Studio Visit: Jeremiah Ibarra
Jeremiah Ibarra is an artist based in Texas. His work can be seen in PLEAT's July 2015 exhibition as well as jeremiahibarra.com.
What is the importance of the valued and the mundane in your work?
An individual can simultaneously like and dislike an object within a few seconds of seeing it. The point for me where this becomes clearly evident is in the curation of objects I encounter, be it objects I use in my day to day life, or objects I incorporate into certain pieces. There is always a point where materials or objects becoming something else. Their intrinsic value shifts. My interest is in this inflection: the liminality between material and the valued object. This is where my work takes place.
There is a specific time period and place these objects increase in value and peak my interest. This inflection occurs at different rates, and the liminal space can fluctuate. I grow fond of these objects over time. This fondness for certain objects was initially realized through the overuse of the functional objects within my daily practice. There is a relationship that I have with my mugs and coffee makers that I do not have with other objects. The fondness for objects I live with and use for routine meals influenced my fondness for other objects outside of my day-to-day routines.
Do you feel as though viewers understand your work? To what degree is it important to you that they do or don't?
The work is equivocal in subject matter and content. The pieces often occupy several roles where the content rarely lines up with the subject matter.
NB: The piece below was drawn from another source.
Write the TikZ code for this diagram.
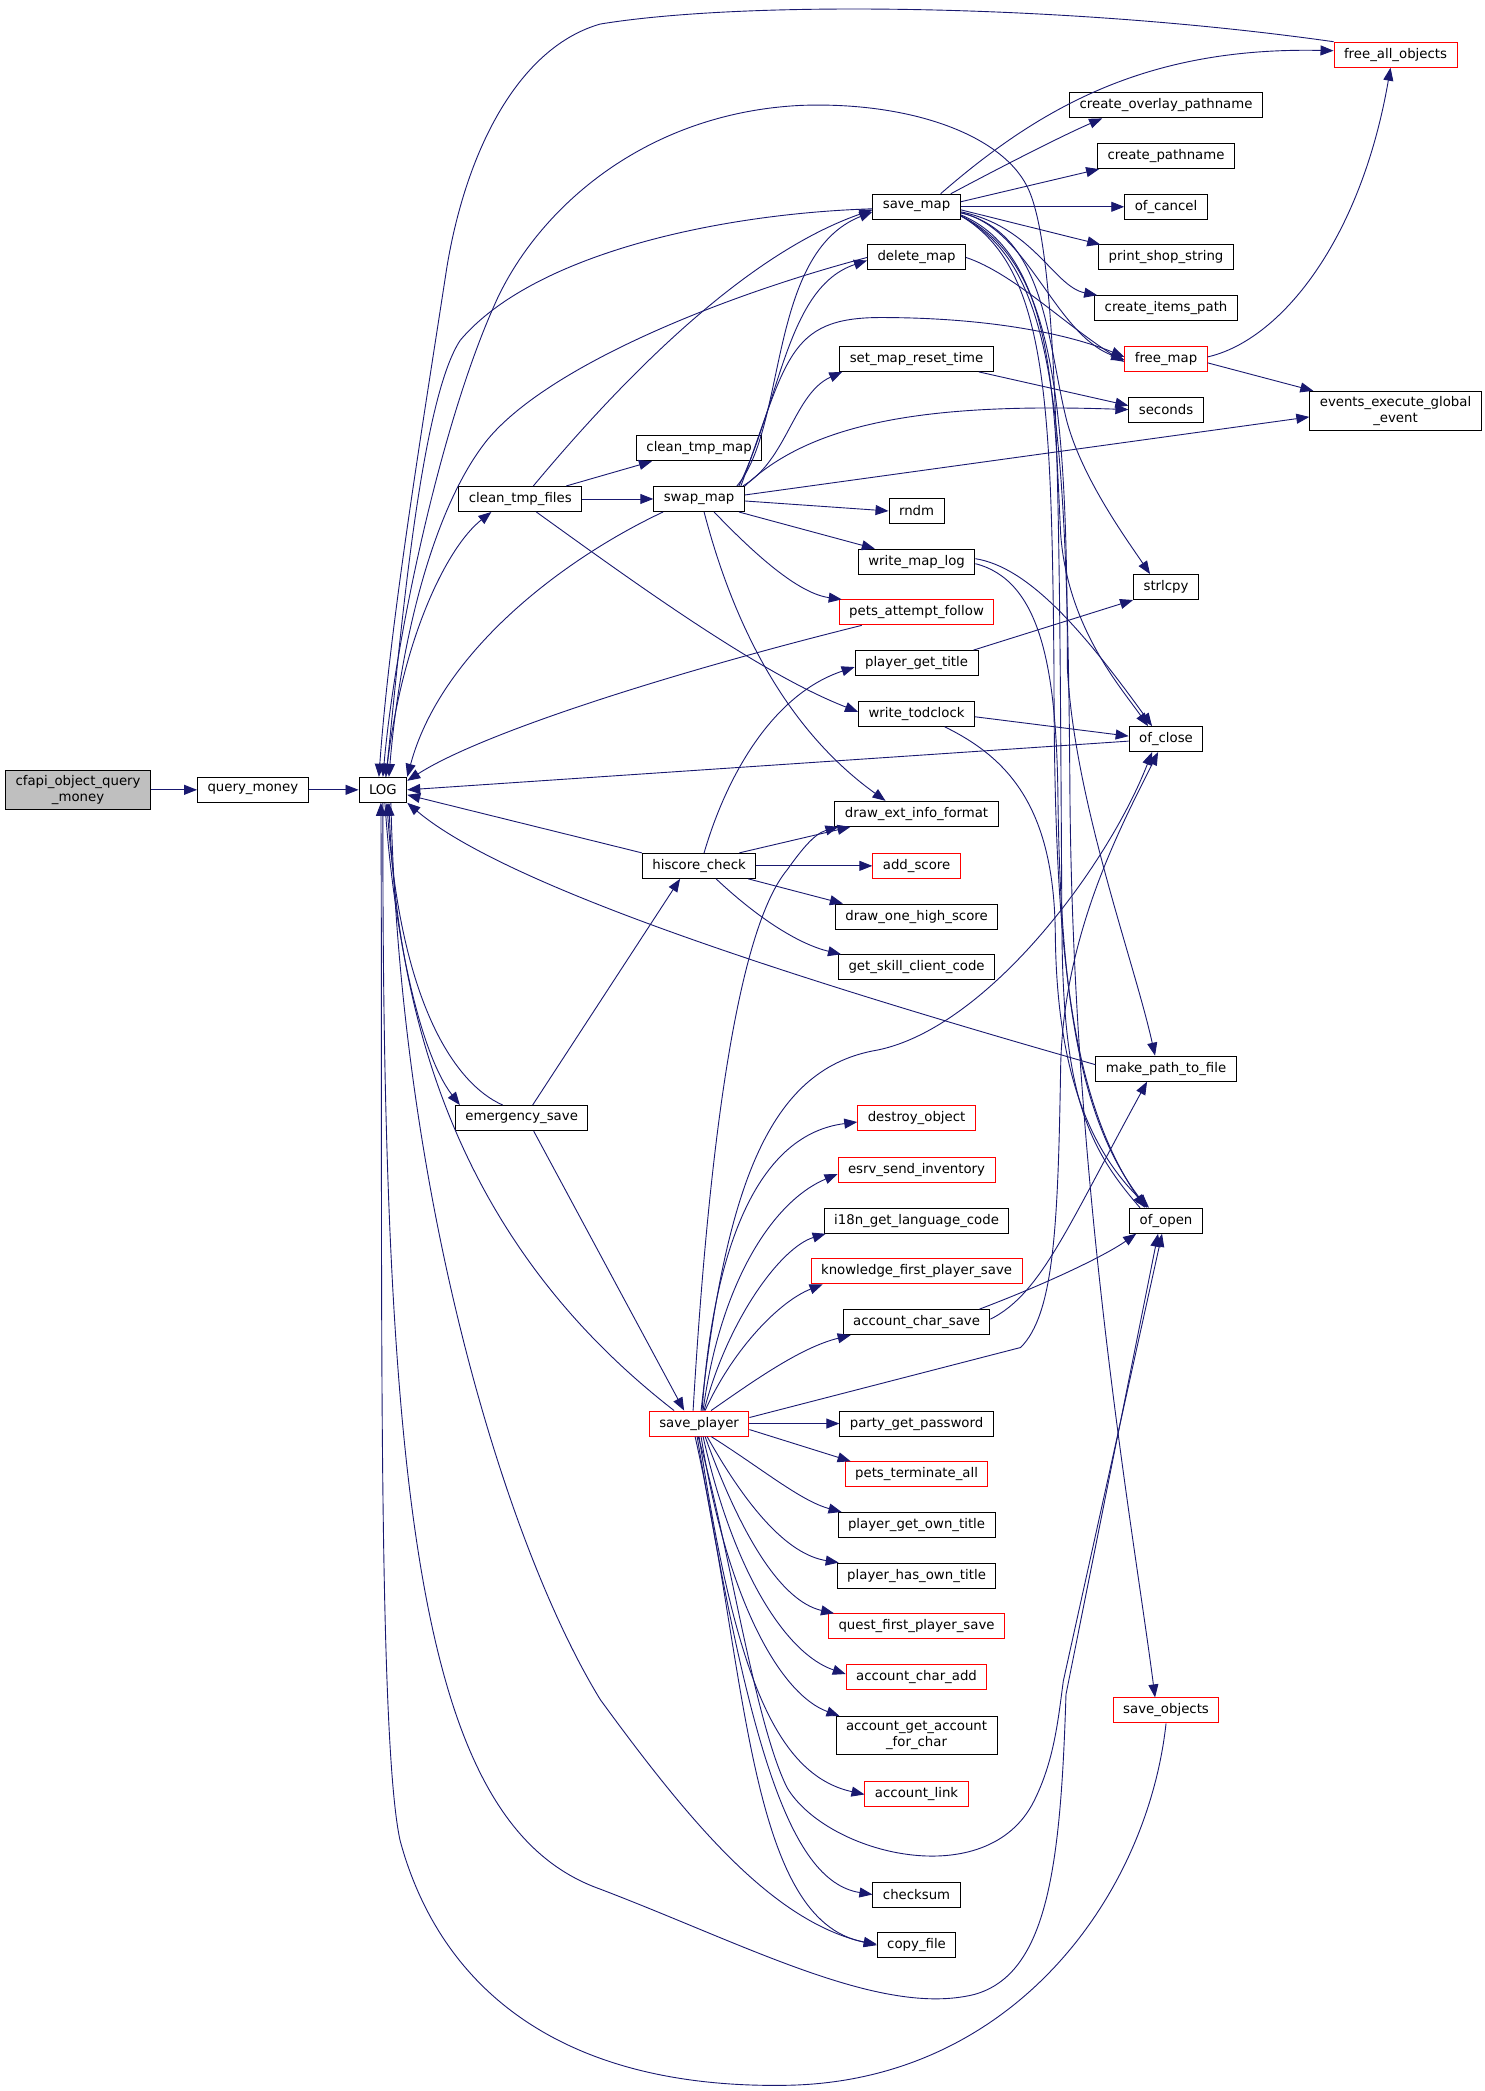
\documentclass[tikz,border=0pt]{standalone}
\usepackage{fontspec}
\setmainfont{DejaVu Sans}
\usetikzlibrary{arrows.meta}
\definecolor{edgeblue}{RGB}{25,25,112}
\definecolor{rootgray}{RGB}{191,191,191}

\begin{document}
\begin{tikzpicture}[
		x=1.3342pt, y=-1.3342pt,
		fnode/.style={
		% The shape:
		rectangle,
		% The size:
		minimum height=25pt, inner xsep=10pt, inner ysep=5pt,
		% The border:
		draw=black, line width=1pt,
		% The filling:
		fill=white,
		% Font
		font=\fontsize{13.3}{16}\selectfont, align=center
		},
		rednode/.style={fnode, draw=red},
		rootnode/.style={fnode, fill=rootgray},
		call/.style={draw=edgeblue, line width=0.9pt, -{Triangle[length=13pt,width=10pt]}}
	]
	\fill[white] (0,0) rectangle (1113,1567.3);
	\useasboundingbox (0,0) rectangle (1113,1567.3);

	\node (root)[rootnode] at (58.5,592) {cfapi\_object\_query\\\_money};
	\node (query)[fnode] at (189.5,592) {query\_money};
	\node (LOG)[fnode] at (287,592) {LOG};
	\node (ctf)[fnode] at (390,374) {clean\_tmp\_files};
	\node (esave)[fnode] at (391,838) {emergency\_save};
	\node (ctm)[fnode] at (524,336) {clean\_tmp\_map};
	\node (swapmap)[fnode] at (524,374) {swap\_map};
	\node (hiscore)[fnode] at (524,649) {hiscore\_check};
	\node (saveplayer)[rednode] at (524,1067) {save\_player};
	\node (savemap)[fnode] at (687,155) {save\_map};
	\node (deletemap)[fnode] at (687,193) {delete\_map};
	\node (smrt)[fnode] at (687,269) {set\_map\_reset\_time};
	\node (rndm)[fnode] at (687,383) {rndm};
	\node (wml)[fnode] at (687,421) {write\_map\_log};
	\node (paf)[rednode] at (687,459) {pets\_attempt\_follow};
	\node (pgt)[fnode] at (687,497) {player\_get\_title};
	\node (wtc)[fnode] at (687,535) {write\_todclock};
	\node (deif)[fnode] at (687,610) {draw\_ext\_info\_format};
	\node (addscore)[rednode] at (687,649) {add\_score};
	\node (dohs)[fnode] at (687,687) {draw\_one\_high\_score};
	\node (gscc)[fnode] at (687,725) {get\_skill\_client\_code};
	\node (destroy)[rednode] at (687,838) {destroy\_object};
	\node (esi)[rednode] at (687,877) {esrv\_send\_inventory};
	\node (i18n)[fnode] at (687,915) {i18n\_get\_language\_code};
	\node (kfps)[rednode] at (687,953) {knowledge\_first\_player\_save};
	\node (acs)[fnode] at (687,991) {account\_char\_save};
	\node (pgp)[fnode] at (687,1067) {party\_get\_password};
	\node (pta)[rednode] at (687,1105) {pets\_terminate\_all};
	\node (pgot)[fnode] at (687,1143) {player\_get\_own\_title};
	\node (phot)[fnode] at (687,1181) {player\_has\_own\_title};
	\node (qfps)[rednode] at (687,1219) {quest\_first\_player\_save};
	\node (aca)[rednode] at (687,1257) {account\_char\_add};
	\node (agaf)[fnode] at (687,1301) {account\_get\_account\\\_for\_char};
	\node (alink)[rednode] at (687,1345) {account\_link};
	\node (checksum)[fnode] at (687,1420) {checksum};
	\node (copyfile)[fnode] at (687,1458) {copy\_file};
	\node (cop)[fnode] at (874,79) {create\_overlay\_pathname};
	\node (cp)[fnode] at (874,117) {create\_pathname};
	\node (ofcancel)[fnode] at (874,155) {of\_cancel};
	\node (pss)[fnode] at (874,193) {print\_shop\_string};
	\node (cip)[fnode] at (874,231) {create\_items\_path};
	\node (freemap)[rednode] at (874,269) {free\_map};
	\node (seconds)[fnode] at (874,307) {seconds};
	\node (strlcpy)[fnode] at (874,440) {strlcpy};
	\node (ofclose)[fnode] at (874,554) {of\_close};
	\node (mptf)[fnode] at (874,801) {make\_path\_to\_file};
	\node (ofopen)[fnode] at (874,915) {of\_open};
	\node (saveobj)[rednode] at (874,1282) {save\_objects};
	\node (fao)[rednode] at (1046,41) {free\_all\_objects};
	\node (eeg)[fnode] at (1046,308) {events\_execute\_global\\\_event};

	% main chain
	\draw[call] (root) -- (query);
	\draw[call] (query) -- (LOG);

	% called by LOG
	\draw[call] ([xshift=3pt]LOG.north) .. controls (300,480) and (335,410) .. ([xshift=33pt]ctf.south west);
	\draw[call] ([xshift=2pt]LOG.south) .. controls (295,700) and (315,790) .. ([xshift=5pt]esave.north west);
	\draw[call] ([xshift=8pt]LOG.south) .. controls (300,900) and (380,1160) .. (450,1274) .. controls (520,1370) and (580,1440) .. (copyfile.west);
	\draw[call] (LOG.south) .. controls (286,1150) and (320,1370) .. (450,1416) .. controls (560,1458) and (660,1512) .. (730,1495) .. controls (785,1480) and (795,1400) .. (799,1270) -- ([xshift=-8pt]ofopen.south);

	% calling LOG
	\draw[call] (fao.north west) .. controls (800,3) and (560,0) .. (450,18) .. controls (390,35) and (350,110) .. (335,200) .. controls (315,330) and (292,470) .. ([xshift=-4pt]LOG.north);
	\draw[call] ([xshift=-26pt]ofopen.north) .. controls (815,860) and (797,820) .. (796,700) .. controls (794,400) and (795,190) .. (770,140) .. controls (750,100) and (680,76) .. (600,79) .. controls (480,85) and (400,160) .. (370,230) .. controls (330,320) and (296,480) .. (LOG.north);
	\draw[call] ([yshift=-2pt]savemap.west) .. controls (540,160) and (400,190) .. (345,255) .. controls (315,300) and (300,480) .. ([xshift=3pt]LOG.north);
	\draw[call] (deletemap.west) .. controls (540,222) and (410,275) .. (365,330) .. controls (325,380) and (300,480) .. ([xshift=6pt]LOG.north);
	\draw[call] ([xshift=-36pt]swapmap.south) .. controls (420,420) and (330,490) .. (LOG.north east);
	\draw[call] ([xshift=23pt]paf.south west) .. controls (500,505) and (360,550) .. ([yshift=-4pt]LOG.north east);
	\draw[call] ([yshift=-2pt]ofclose.west) -- (LOG.east);
	\draw[call] (hiscore.north west) -- ([yshift=-5pt]LOG.east);
	\draw[call] ([yshift=4pt]mptf.west) .. controls (600,735) and (380,665) .. (LOG.south east);
	\draw[call] ([xshift=-25pt]saveplayer.north) .. controls (380,960) and (300,820) .. ([xshift=6pt]LOG.south);
	\draw[call] ([xshift=-19pt]esave.north) .. controls (340,812) and (300,750) .. ([xshift=4pt]LOG.south);
	\draw[call] (saveobj.south) .. controls (860,1420) and (760,1560) .. (590,1563) .. controls (420,1566) and (330,1490) .. (300,1380) .. controls (282,1300) and (287,900) .. ([xshift=-2pt]LOG.south);

	% emergency_save
	\draw[call] ([xshift=11pt]esave.north) -- ([xshift=-19pt]hiscore.south);
	\draw[call] ([xshift=12pt]esave.south) -- ([xshift=-15pt]saveplayer.north);

	% clean_tmp_files
	\draw[call] ([xshift=-16pt]ctf.north east) -- ([xshift=16pt]ctm.south west);
	\draw[call] (ctf.east) -- (swapmap.west);
	\draw[call] ([xshift=13pt]ctf.north) .. controls (470,280) and (560,190) .. ([yshift=-3pt]savemap.west);
	\draw[call] ([xshift=16pt]ctf.south) .. controls (480,440) and (570,505) .. ([yshift=2pt]wtc.west);

	% swap_map
	\draw[call] ([xshift=-8pt]swapmap.north east) .. controls (590,320) and (575,190) .. ([yshift=-5pt]savemap.west);
	\draw[call] ([xshift=-6pt]swapmap.north east) .. controls (585,300) and (590,215) .. ([yshift=-3pt]deletemap.west);
	\draw[call] ([xshift=-4pt]swapmap.north east) .. controls (590,270) and (590,238) .. (660,238) .. controls (740,238) and (800,250) .. ([yshift=2pt]freemap.west);
	\draw[call] ([xshift=-2pt]swapmap.north east) .. controls (590,345) and (595,295) .. ([xshift=3pt]smrt.south west);
	\draw[call] (swapmap.north east) .. controls (610,315) and (700,302) .. (seconds.west);
	\draw[call] ([yshift=4pt]swapmap.east) -- ([yshift=-6pt]eeg.west);
	\draw[call] ([yshift=-2pt]swapmap.east) -- (rndm.west);
	\draw[call] ([xshift=-6pt]swapmap.south east) -- ([xshift=17pt]wml.north west);
	\draw[call] ([xshift=15pt]swapmap.south) .. controls (570,420) and (600,445) .. ([xshift=3pt]paf.north west);
	\draw[call] ([xshift=5pt]swapmap.south) .. controls (545,450) and (580,540) .. ([xshift=-31pt]deif.north);

	% save_map
	\draw[call] ([xshift=24pt]savemap.north) .. controls (780,80) and (860,35) .. ([yshift=4pt]fao.west);
	\draw[call] ([xshift=-10pt]savemap.north east) .. controls (760,120) and (800,100) .. ([xshift=33pt]cop.south west);
	\draw[call] ([yshift=5pt]savemap.east) -- ([xshift=2pt]cp.south west);
	\draw[call] (savemap.east) -- (ofcancel.west);
	\draw[call] ([yshift=-3pt]savemap.east) -- ([xshift=2pt]pss.north west);
	\draw[call] ([yshift=-5pt]savemap.east) .. controls (775,170) and (790,215) .. ([xshift=3pt]cip.north west);
	\draw[call] ([yshift=-6pt]savemap.east) .. controls (770,170) and (790,250) .. ([yshift=-1pt]freemap.west);
	\draw[call] ([yshift=-6pt]savemap.east) .. controls (785,175) and (785,260) .. (800,317) .. controls (812,360) and (845,405) .. ([xshift=-16pt]strlcpy.north);
	\draw[call] ([yshift=-8pt]savemap.east) .. controls (790,190) and (790,300) .. (795,400) .. controls (800,470) and (840,515) .. ([xshift=-18pt]ofclose.north);
	\draw[call] ([yshift=-9pt]savemap.east) .. controls (790,195) and (800,300) .. (800,500) .. controls (805,600) and (850,720) .. ([xshift=-11pt]mptf.north);
	\draw[call] ([yshift=-9pt]savemap.east) .. controls (785,200) and (788,300) .. (790,500) .. controls (790,700) and (800,820) .. ([xshift=-21pt]ofopen.north);
	\draw[call] ([yshift=-9pt]savemap.east) .. controls (790,200) and (800,300) .. (802,600) .. controls (805,900) and (850,1150) .. ([xshift=-11pt]saveobj.north);

	% other callers on the right
	\draw[call] (deletemap.east) .. controls (760,205) and (800,245) .. ([yshift=-3pt]freemap.west);
	\draw[call] ([xshift=-15pt]smrt.south east) -- ([yshift=4pt]seconds.west);
	\draw[call] ([yshift=2pt]freemap.east) .. controls (960,255) and (1020,180) .. ([xshift=-5pt]fao.south);
	\draw[call] ([yshift=-4pt]freemap.east) -- ([xshift=4pt]eeg.north west);
	\draw[call] ([yshift=3pt]wml.east) .. controls (770,425) and (810,470) .. ([xshift=-14pt]ofclose.north);
	\draw[call] ([yshift=-2pt]wml.east) .. controls (780,435) and (792,500) .. (793,600) .. controls (795,750) and (810,840) .. ([xshift=-19pt]ofopen.north);
	\draw[call] ([xshift=-5pt]pgt.north east) -- (strlcpy.south west);
	\draw[call] ([yshift=-3pt]wtc.east) -- ([yshift=3pt]ofclose.west);
	\draw[call] ([xshift=28pt]wtc.south) .. controls (760,570) and (790,610) .. (791,700) .. controls (792,800) and (815,860) .. ([xshift=-17pt]ofopen.north);
	\draw[call] ([yshift=3pt]acs.east) .. controls (780,970) and (800,920) .. ([xshift=-19pt]mptf.south);
	\draw[call] ([xshift=-11pt]acs.north east) .. controls (790,960) and (830,940) .. ([xshift=7pt]ofopen.south west);

	% hiscore_check
	\draw[call] ([xshift=5pt]hiscore.north) .. controls (545,580) and (580,520) .. ([yshift=-4pt]pgt.west);
	\draw[call] ([xshift=-17pt]hiscore.north east) -- ([xshift=16pt]deif.south west);
	\draw[call] (hiscore.east) -- (addscore.west);
	\draw[call] ([xshift=-8pt]hiscore.south east) -- ([xshift=8pt]dohs.north west);
	\draw[call] ([xshift=17pt]hiscore.south) .. controls (570,690) and (600,708) .. ([xshift=3pt]gscc.north west);

	% save_player
	\draw[call] ([xshift=-6pt]saveplayer.north) .. controls (530,880) and (550,700) .. (590,652) .. controls (600,638) and (610,625) .. ([xshift=4pt]deif.south west);
	\draw[call] ([xshift=2pt]saveplayer.north) .. controls (545,880) and (580,800) .. (658,787) .. controls (740,770) and (830,650) .. ([xshift=-14pt]ofclose.south);
	\draw[call] ([xshift=3pt]saveplayer.north) .. controls (535,930) and (570,850) .. ([yshift=-4pt]destroy.west);
	\draw[call] ([xshift=4pt]saveplayer.north) .. controls (540,960) and (580,900) .. ([yshift=-4pt]esi.west);
	\draw[call] ([xshift=5pt]saveplayer.north) .. controls (545,990) and (585,935) .. ([xshift=2pt]i18n.south west);
	\draw[call] ([xshift=6pt]saveplayer.north) .. controls (550,1010) and (585,975) .. ([xshift=12pt]kfps.south west);
	\draw[call] ([xshift=12pt]saveplayer.north) .. controls (565,1035) and (600,1010) .. ([xshift=8pt]acs.south west);
	\draw[call] ([yshift=6pt]saveplayer.east) -- (765,1010) .. controls (790,985) and (793,920) .. (795,800) .. controls (797,700) and (840,620) .. ([xshift=-8pt]ofclose.south);
	\draw[call] (saveplayer.east) -- (pgp.west);
	\draw[call] ([yshift=-6pt]saveplayer.east) -- ([xshift=6pt]pta.north west);
	\draw[call] ([xshift=12pt]saveplayer.south) .. controls (570,1100) and (600,1125) .. ([xshift=4pt]pgot.north west);
	\draw[call] ([xshift=8pt]saveplayer.south) .. controls (560,1130) and (590,1165) .. ([xshift=2pt]phot.north west);
	\draw[call] ([xshift=6pt]saveplayer.south) .. controls (555,1150) and (585,1200) .. ([xshift=6pt]qfps.north west);
	\draw[call] ([xshift=4pt]saveplayer.south) .. controls (550,1180) and (590,1240) .. ([yshift=3pt]aca.west);
	\draw[call] ([xshift=2pt]saveplayer.south) .. controls (545,1200) and (585,1270) .. ([xshift=4pt]agaf.north west);
	\draw[call] (saveplayer.south) .. controls (550,1250) and (580,1330) .. (alink.west);
	\draw[call] ([xshift=-2pt]saveplayer.south) .. controls (560,1300) and (590,1410) .. (checksum.west);
	\draw[call] ([xshift=-4pt]saveplayer.south) .. controls (560,1250) and (560,1440) .. ([yshift=1pt]copyfile.west);
	\draw[call] ([xshift=-1pt]saveplayer.south) .. controls (545,1150) and (565,1290) .. (590,1340) .. controls (620,1390) and (740,1420) .. (775,1350) .. controls (790,1320) and (793,1290) .. (797,1260) -- ([xshift=-4pt]ofopen.south);
\end{tikzpicture}
\end{document}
This situation makes for different levels of access for the viewer. The work has a different meaning for me than it could ever have for anyone else. When it is learned, it is often emptied of its newness, spent. As of late, my intention and process for this work can closely be related to asemic writing. The viewer should be left with some level of curiosity.
What drives your aesthetic choices?
The Spoon and Preschool Story:
The earliest memory I can recall where this value shift was apparent took place in a preschool cafeteria. I was asked to distribute spoons for our apple sauce at breakfast. Not all of the spoons were made of the same design. Primarily, they were your run-of-the-mill cafeteria line spoons; there were a handful of spoon designs I recognized from my mother’s kitchen (till this day my mother has a large mismatched set of silverware). While passing them out I had saved one of the oddball spoons for myself.
This selection of a spoon, a minuscule and meaningless act, might have come from a desire for eccentricity; but it might just have come from an interest in the object itself. It might have come from a purely selfish place or the opposite, a place of humility. The spoon itself was nothing of worth; it was not aesthetically pleasing, it was not made of silver. It was not used but for a few minutes. The shift in value brought about by its selection became secretive and partially obsessive very quickly.
This is the type of decision making that is necessary for my work.